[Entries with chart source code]
* Start *
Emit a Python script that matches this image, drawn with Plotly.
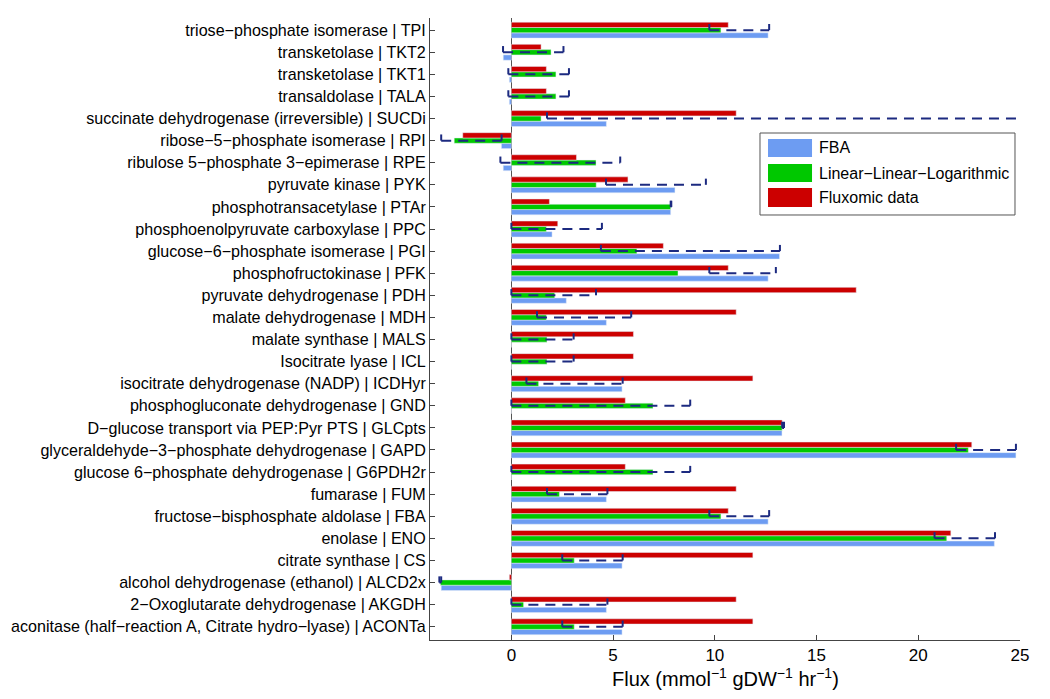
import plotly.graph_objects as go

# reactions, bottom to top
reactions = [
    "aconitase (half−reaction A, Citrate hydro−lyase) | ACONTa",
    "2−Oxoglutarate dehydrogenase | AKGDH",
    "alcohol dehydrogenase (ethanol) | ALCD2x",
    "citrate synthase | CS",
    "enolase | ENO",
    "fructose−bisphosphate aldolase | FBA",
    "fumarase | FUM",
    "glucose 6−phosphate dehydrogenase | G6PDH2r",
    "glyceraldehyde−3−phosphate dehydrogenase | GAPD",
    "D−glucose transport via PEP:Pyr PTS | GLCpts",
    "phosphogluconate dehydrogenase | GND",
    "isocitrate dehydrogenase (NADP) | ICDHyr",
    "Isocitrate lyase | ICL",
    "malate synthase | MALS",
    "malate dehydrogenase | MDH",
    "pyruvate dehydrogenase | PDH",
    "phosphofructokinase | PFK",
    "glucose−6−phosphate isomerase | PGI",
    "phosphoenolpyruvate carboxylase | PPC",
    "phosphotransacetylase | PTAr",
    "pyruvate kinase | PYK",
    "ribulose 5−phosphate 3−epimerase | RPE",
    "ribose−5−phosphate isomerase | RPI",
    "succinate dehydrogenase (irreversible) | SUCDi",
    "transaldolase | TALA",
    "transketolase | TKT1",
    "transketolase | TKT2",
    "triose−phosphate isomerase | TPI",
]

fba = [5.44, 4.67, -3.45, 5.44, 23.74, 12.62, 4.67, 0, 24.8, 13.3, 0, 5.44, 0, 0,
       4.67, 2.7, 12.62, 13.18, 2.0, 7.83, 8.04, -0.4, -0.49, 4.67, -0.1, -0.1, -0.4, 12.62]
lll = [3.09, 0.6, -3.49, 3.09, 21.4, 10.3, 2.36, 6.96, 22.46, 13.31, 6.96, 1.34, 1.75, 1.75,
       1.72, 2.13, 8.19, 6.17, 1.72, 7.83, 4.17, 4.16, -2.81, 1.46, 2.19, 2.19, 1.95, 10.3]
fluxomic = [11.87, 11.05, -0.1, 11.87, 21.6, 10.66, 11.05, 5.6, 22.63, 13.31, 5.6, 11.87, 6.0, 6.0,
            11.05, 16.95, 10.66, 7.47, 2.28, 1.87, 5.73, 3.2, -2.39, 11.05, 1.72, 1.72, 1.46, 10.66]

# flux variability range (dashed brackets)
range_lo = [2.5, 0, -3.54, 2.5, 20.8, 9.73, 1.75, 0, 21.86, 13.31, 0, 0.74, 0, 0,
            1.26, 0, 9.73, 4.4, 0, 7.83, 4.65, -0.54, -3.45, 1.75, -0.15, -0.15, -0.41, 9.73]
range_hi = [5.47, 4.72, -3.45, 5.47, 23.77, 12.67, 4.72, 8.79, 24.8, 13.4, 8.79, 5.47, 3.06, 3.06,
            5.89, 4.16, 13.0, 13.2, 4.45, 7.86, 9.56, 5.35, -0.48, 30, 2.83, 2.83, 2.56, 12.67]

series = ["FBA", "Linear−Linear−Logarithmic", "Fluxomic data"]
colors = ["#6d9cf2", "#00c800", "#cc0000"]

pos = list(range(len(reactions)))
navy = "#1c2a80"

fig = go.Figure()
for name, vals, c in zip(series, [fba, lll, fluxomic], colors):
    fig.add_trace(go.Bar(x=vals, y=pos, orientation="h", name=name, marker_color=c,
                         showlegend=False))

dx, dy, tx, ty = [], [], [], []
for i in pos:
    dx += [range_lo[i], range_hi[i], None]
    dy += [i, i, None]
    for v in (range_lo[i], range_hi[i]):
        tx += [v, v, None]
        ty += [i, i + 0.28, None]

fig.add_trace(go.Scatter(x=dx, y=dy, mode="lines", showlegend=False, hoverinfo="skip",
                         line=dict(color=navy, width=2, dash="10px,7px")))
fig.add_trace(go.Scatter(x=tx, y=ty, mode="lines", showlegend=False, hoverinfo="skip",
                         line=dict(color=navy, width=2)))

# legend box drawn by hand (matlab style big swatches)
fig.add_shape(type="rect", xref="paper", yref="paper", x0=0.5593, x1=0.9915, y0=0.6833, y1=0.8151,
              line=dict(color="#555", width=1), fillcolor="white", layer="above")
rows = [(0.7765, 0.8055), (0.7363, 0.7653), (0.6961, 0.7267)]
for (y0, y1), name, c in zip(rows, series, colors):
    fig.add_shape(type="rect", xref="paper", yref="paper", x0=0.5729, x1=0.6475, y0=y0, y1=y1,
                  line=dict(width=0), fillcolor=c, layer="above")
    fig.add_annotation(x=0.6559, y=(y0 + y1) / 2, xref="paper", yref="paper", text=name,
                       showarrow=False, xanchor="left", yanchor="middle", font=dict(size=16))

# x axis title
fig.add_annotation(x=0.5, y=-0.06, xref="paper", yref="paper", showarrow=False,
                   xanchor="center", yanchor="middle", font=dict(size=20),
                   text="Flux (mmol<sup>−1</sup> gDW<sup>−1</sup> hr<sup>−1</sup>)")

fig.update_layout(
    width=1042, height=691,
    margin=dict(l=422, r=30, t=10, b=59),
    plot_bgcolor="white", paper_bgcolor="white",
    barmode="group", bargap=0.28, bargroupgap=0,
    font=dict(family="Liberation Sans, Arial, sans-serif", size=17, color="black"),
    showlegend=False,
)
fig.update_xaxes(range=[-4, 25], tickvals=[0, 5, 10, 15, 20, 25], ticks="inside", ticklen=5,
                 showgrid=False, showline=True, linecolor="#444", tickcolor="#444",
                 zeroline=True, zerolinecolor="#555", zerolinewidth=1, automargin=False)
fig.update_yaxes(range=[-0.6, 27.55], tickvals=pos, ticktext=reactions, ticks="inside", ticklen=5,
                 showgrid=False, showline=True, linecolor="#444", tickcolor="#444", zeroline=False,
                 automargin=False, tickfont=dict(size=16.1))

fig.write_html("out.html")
* End *
* Start *
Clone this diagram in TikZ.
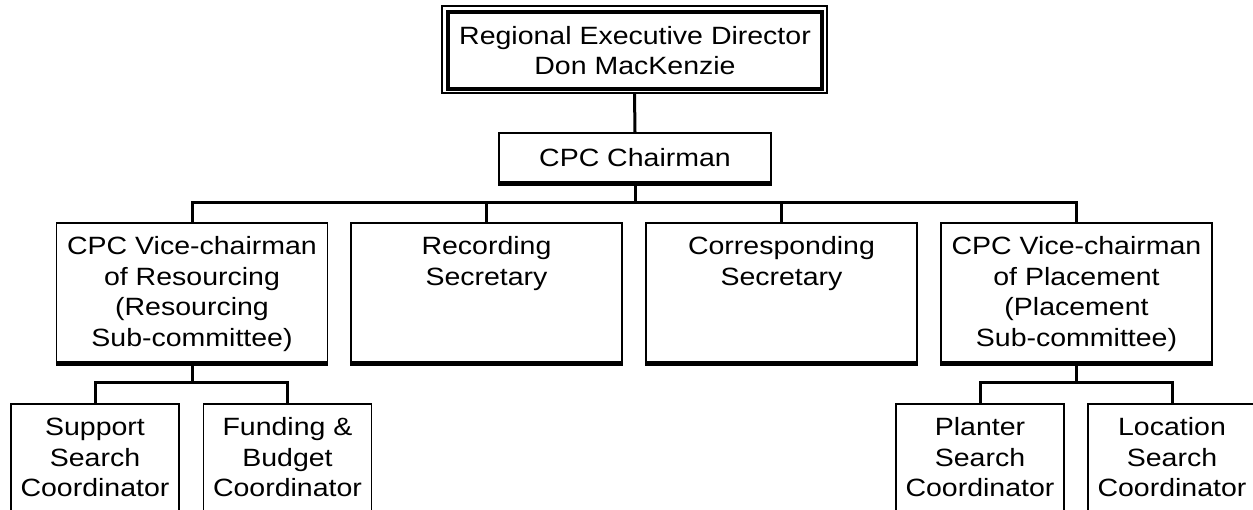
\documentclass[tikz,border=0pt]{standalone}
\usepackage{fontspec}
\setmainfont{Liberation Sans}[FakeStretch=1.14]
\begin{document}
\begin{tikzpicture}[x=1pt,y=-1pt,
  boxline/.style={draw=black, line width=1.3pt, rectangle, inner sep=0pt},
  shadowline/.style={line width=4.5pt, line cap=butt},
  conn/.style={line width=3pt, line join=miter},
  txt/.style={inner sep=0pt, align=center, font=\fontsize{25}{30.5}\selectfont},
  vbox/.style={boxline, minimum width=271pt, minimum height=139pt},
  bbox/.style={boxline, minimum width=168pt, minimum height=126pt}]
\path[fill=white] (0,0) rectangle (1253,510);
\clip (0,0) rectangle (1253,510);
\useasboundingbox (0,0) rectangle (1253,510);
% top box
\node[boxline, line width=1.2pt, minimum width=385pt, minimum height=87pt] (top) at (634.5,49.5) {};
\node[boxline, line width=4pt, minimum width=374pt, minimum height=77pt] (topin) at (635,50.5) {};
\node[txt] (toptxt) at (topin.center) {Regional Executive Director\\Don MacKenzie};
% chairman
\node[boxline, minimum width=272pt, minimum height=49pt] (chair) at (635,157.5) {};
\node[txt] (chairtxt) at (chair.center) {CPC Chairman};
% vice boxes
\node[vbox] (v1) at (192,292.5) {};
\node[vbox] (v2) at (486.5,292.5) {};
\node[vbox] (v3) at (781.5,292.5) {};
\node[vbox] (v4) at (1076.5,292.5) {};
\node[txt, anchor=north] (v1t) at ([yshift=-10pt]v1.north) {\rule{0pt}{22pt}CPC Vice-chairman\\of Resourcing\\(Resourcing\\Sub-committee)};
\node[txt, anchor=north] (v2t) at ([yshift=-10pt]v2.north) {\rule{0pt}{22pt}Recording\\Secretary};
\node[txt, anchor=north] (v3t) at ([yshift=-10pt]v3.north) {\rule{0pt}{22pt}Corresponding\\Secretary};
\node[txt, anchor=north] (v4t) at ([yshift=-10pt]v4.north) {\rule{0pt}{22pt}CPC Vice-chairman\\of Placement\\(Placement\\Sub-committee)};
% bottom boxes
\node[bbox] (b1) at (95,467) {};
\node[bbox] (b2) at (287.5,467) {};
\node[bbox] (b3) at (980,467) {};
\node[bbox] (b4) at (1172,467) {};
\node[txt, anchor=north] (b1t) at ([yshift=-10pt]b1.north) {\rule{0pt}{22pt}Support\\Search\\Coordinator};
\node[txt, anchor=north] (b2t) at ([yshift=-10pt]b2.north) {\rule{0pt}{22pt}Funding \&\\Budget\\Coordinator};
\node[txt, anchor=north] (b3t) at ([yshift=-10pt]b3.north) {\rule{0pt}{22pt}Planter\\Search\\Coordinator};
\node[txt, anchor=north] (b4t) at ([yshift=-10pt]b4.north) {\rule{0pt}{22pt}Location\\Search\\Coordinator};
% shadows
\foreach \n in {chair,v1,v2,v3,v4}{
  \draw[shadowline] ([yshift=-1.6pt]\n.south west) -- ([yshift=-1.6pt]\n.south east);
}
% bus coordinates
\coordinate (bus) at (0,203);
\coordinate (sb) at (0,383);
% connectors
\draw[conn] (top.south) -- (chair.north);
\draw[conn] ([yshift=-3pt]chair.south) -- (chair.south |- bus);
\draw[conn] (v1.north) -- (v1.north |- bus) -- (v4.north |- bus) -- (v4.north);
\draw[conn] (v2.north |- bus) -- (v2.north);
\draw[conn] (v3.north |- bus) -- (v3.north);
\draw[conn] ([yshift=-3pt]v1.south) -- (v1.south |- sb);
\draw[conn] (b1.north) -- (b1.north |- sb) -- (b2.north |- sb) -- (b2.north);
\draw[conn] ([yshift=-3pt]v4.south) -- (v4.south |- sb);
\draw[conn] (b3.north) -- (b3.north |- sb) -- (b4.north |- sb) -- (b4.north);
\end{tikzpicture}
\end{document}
* End *
Starting at the line that contains "Emit a Python" and ending at the line that contains "import plotly.graph_objects as go", give the lines again exactly. Do not include the pictures.

Emit a Python script that matches this image, drawn with Plotly.
import plotly.graph_objects as go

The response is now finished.